The Ice Age on Fresh Pond
When Frederic Tudor created the ice-shipping business out of Boston in the 1800s he had no idea that his risky venture would help a small farming community on the western shore of Fresh Pond become a town.
Tudor had been cutting ice on Fresh Pond for sale in Boston. In 1806 his brig Favorite successfully carried ice from Boston to Martinique, the first shipment of ice to a foreign port. A few years later he boldly shipped ice to Cuba and Puerto Rico. He succeeded and the Tudor Ice Company ice business grew.
By 1825 Tudor was doing well with ice sales but the difficulty of hand cutting large blocks limited his company's growth. One supplier, Nathaniel Jarvis Wyeth, son of the owner of the Fresh Pond Hotel, harnessed horses to a metal blade to cut the ice. Wyeth's invention made mass production a reality and allowed Tudor to more than triple his production.
Wyeth designed other tools for cutting and handling ice at every stage of the extended process. Snow had to be plowed from the surface of the ice by horse-drawn plow. The area then was surveyed and the boundary lines for the six hundred foot squares marked with a hand cutter. Then came a cutter with two blades; one to guide, the other, a large toothed blade, left a two inch deep preliminary groove The horses drew the cutter back and forth across the ice leaving a grid pattern on the surface.
Another double bladed cutter followed cutting deeper into the surface. Finally, an iron ice plow with adjustable blades cut within four inches of the bottom of the ice. The last step of the process required long bladed saws, long-handled spades and fork bars all worked by hand. Large sections of the huge ice squares were cut away and the men rode them like rafts, breaking off smaller pieces as they floated toward the ice houses.
Ice was harvested in a number of New England ponds for export and distribution throughout the Caribbean, Europe and India from 1826 to 1892. Spy Pond in Arlington and Fresh Pond were among them. Tudor's wharves in Charlestown became very active and Frederic Tudor became known as the "Ice King of New England."

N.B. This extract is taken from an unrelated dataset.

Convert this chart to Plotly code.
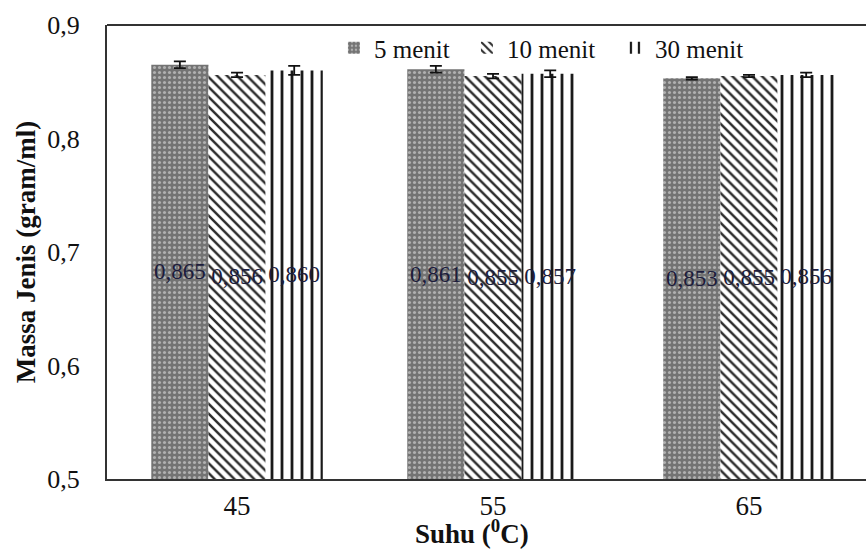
import plotly.graph_objects as go

categories = ["45", "55", "65"]
series_names = ["5 menit", "10 menit", "30 menit"]
values_5 = [0.865, 0.861, 0.853]
values_10 = [0.856, 0.855, 0.855]
values_30 = [0.860, 0.857, 0.856]
err_5 = [0.003, 0.003, 0.001]
err_10 = [0.002, 0.002, 0.001]
err_30 = [0.004, 0.003, 0.002]
y_ticks = [0.5, 0.6, 0.7, 0.8, 0.9]
y_tick_labels = ["0,5", "0,6", "0,7", "0,8", "0,9"]
y_min = 0.5

serif = "Liberation Serif, Times New Roman, serif"

patterns = [
    dict(shape=".", bgcolor="#737373", fgcolor="#b0b0b0", size=5, solidity=0.3, fillmode="replace"),
    dict(shape="\\", bgcolor="#ffffff", fgcolor="#2a2a2a", size=7, solidity=0.35, fillmode="replace"),
    dict(shape="|", bgcolor="#ffffff", fgcolor="#1a1a1a", size=10, solidity=0.28, fillmode="replace"),
]
legend_widths = [88, 103, None]

fig = go.Figure()
for name, vals, errs, pat, lw in zip(series_names, [values_5, values_10, values_30],
                                     [err_5, err_10, err_30], patterns, legend_widths):
    fig.add_trace(go.Bar(
        x=categories, y=[v - y_min for v in vals], base=y_min, name=name,
        marker=dict(color=pat["bgcolor"], pattern=pat, line=dict(width=0)),
        error_y=dict(type="data", array=errs, visible=True, color="#111111", thickness=1.8, width=6),
        text=[f"{v:.3f}".replace(".", ",") for v in vals],
        textposition="inside", insidetextanchor="middle", textangle=0,
        constraintext="none", cliponaxis=False,
        textfont=dict(family=serif, size=23, color="#1c1c3c"),
        legendwidth=lw,
    ))

fig.update_layout(
    width=866, height=550,
    margin=dict(l=107, r=0, t=25, b=71),
    plot_bgcolor="white", paper_bgcolor="white",
    barmode="group", bargap=0.33, bargroupgap=0,
    showlegend=True,
    legend=dict(orientation="h", x=0.299, y=1.0, xanchor="left", yanchor="top",
                font=dict(family=serif, size=25, color="#111111"),
                bgcolor="rgba(0,0,0,0)", itemwidth=30),
    xaxis=dict(type="category", range=[-0.508, 2.457], showline=True, linecolor="#333333",
               linewidth=2, ticks="", tickfont=dict(family=serif, size=27, color="#111111"),
               ticklabelstandoff=2),
    yaxis=dict(range=[0.5, 0.9], tickvals=y_ticks, ticktext=y_tick_labels, showline=True,
               linecolor="#333333", linewidth=2, showgrid=False, ticks="", zeroline=False,
               tickfont=dict(family=serif, size=26, color="#111111"),
               ticklabelstandoff=20,
               title=dict(text="<b>Massa Jenis (gram/ml)</b>", font=dict(family=serif, size=27, color="#111111"),
                          standoff=4)),
    shapes=[dict(type="line", xref="paper", yref="paper", x0=0, x1=1, y0=1, y1=1,
                 line=dict(color="#333333", width=2))],
    annotations=[dict(text="<b>Suhu (<sup>0</sup>C)</b>", xref="paper", yref="paper",
                      x=0.481, y=-0.117, xanchor="center", yanchor="middle", showarrow=False,
                      font=dict(family=serif, size=27, color="#111111"))],
)

fig.write_html("out.html", config={"displayModeBar": False},
               post_script="document.body.style.margin='0';document.body.style.overflow='hidden';")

Although the first shipment of ice made by the Tudor Ice Company came from Frederic's father's pond in Saugus, many of the later shipments came from Fresh Pond which was part of Belmont from 1859 until it was annexed to Cambridge in 1880. The Fresh Pond Ice Company was a branch of the Tudor Ice Company of Boston. This branch was managed by Jacob Hittinger and it became locally known as Hittinger's Ice Company.
The expense of hauling ice by horse and wagon from Fresh Pond to the docks in Charlestown was so great that Mr. Tudor secured a charter from the Massachusetts General Court and a railroad was built to transport the ice. The line reached Fresh Pond in 1843 and was extended to Waltham by December the same year.
Without the "ice railroad" to Fresh Pond it is unlikely that any railroad would have been planned for the route and a purely agricultural community might not have become the Belmont it is today.
Belmont won her incorporation in 1859 and Jacob Hittinger became a member of the first board of selectmen. Frederic Tudor died in 1864 without witnessing the decline and eventual extinction of the business which made him wealthy and famous. The last ice was cut on Fresh Pond in 1891 and the ice houses torn down in 1892.
In 1844 Hittinger's Ice Company secured a place in the history of the Boston waterfront by cutting a passage through the ice from the wharf at East Boston to open water through which a Cunard line steamer sailed on the appointed day saving Boston's future as a commercial port.